Facebook and Instagram to allow calls for violence against Russians
Meta has confirmed that hate speech calling for violence is now permissible on Facebook and Instagram – as long as the targets are Russian and the topic of conversation relates to Moscow’s military offensive in Ukraine.
The revised rules on violence and incitement will apply in certain countries – such as Ukraine and Poland – and will allow violent rhetoric against Russians and Russian soldiers. The policy change was first reported by Reuters on Thursday, citing internal emails from Meta Platforms, the parent company of Facebook and Instagram. Reuters’ initial headline read: “Facebook and Instagram to temporarily allow calls for violence against Russians,” though it was later changed to “Facebook temporarily allows posts on Ukraine war calling for violence against invading Russians or Putin's death” after Meta spokesman Andy Stone called the media outlet’s take “sensational.”
“As a result of the Russian invasion of Ukraine, we have temporarily made allowances for forms of political expression that would normally violate our rules like violent speech, such as ‘Death to the Russian invaders,’” Stone said. “We still won’t allow credible calls for violence against Russian civilians,” he added.
The platforms will reportedly refrain from censoring posts that call for the death of Russian President Vladimir Putin or Belarusian President Alexander Lukashenko, according to Reuters, citing emails sent to content moderators. One message allegedly advised the moderators that they should allow calls for the assassination of Putin or Lukashenko as long as the posts don’t mention other targets.
One of the emails cited by Reuters purported to clarify that it would also be permissible to target Russians in general “where it’s clear that the context is the Russian invasion of Ukraine.” The hate speech against prisoners of war is still off-limits, the email allegedly said.
Other countries where commentators were given the green light to encourage violence against Russians reportedly include Latvia, Lithuania, Slovakia, Hungary and Romania. The revised rules also apply in Russia, though Facebook is banned in the country. The social network late last month blocked Russian media outlets for users in Europe, prompting Moscow to cut off access to the platform in Russia.
The latest relaxing of Meta’s standards follows a report last month that Facebook allowed its users worldwide to praise Ukraine’s Azov Battalion, a street militia with ties to neo-Nazism. Such commentary was previously banned under Facebook’s policy on “dangerous individuals and organizations,” but the platform eased the rule to allow users to commend the group’s efforts to defend Ukraine.

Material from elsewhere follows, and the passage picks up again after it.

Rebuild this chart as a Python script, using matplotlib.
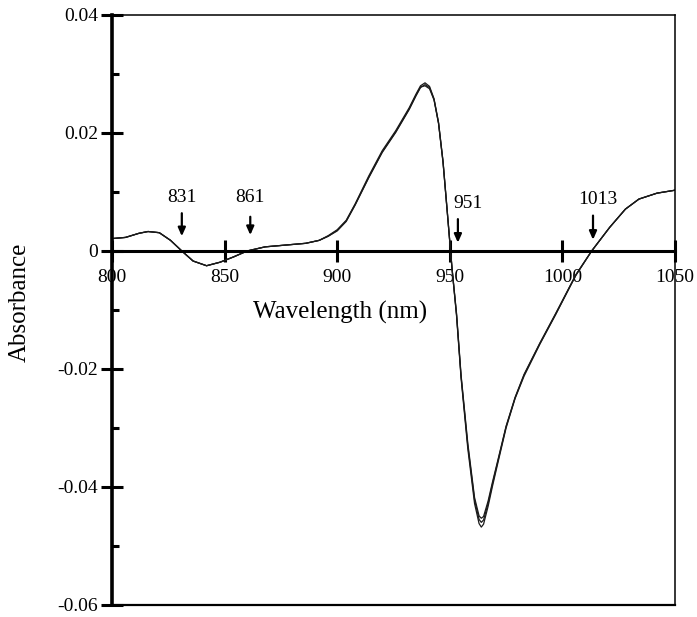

Facebook ranks as the world’s largest social media platform, with about 2.9 billion users, while Instagram is No. 4, at nearly 1.5 billion.
The decision to declare open season on hate speech against Russians comes amid a surge in anti-Russian discrimination and attacks around the world. A Russian Orthodox church in Calgary was splashed by vandals with red paint. Vandals also attacked the Russia House Restaurant in Washington, located a little more than one mile from the White House, even though the owner isn’t actually Russian.
Public officials have appeared to stoke anti-Russian sentiment. US Representative Eric Swalwell (D-California) suggested that all Russian students at American universities should be kicked out of the country. Michael McFaul, who was the Obama-Biden administration’s ambassador to Russia from 2012 to 2014, said on Twitter that all Russians are to blame for the attack on Ukraine, writing, “There are no more ‘innocent,’ ‘neutral’ Russians anymore.”
Russian athletes and even Russian cats have been banned from international competitions.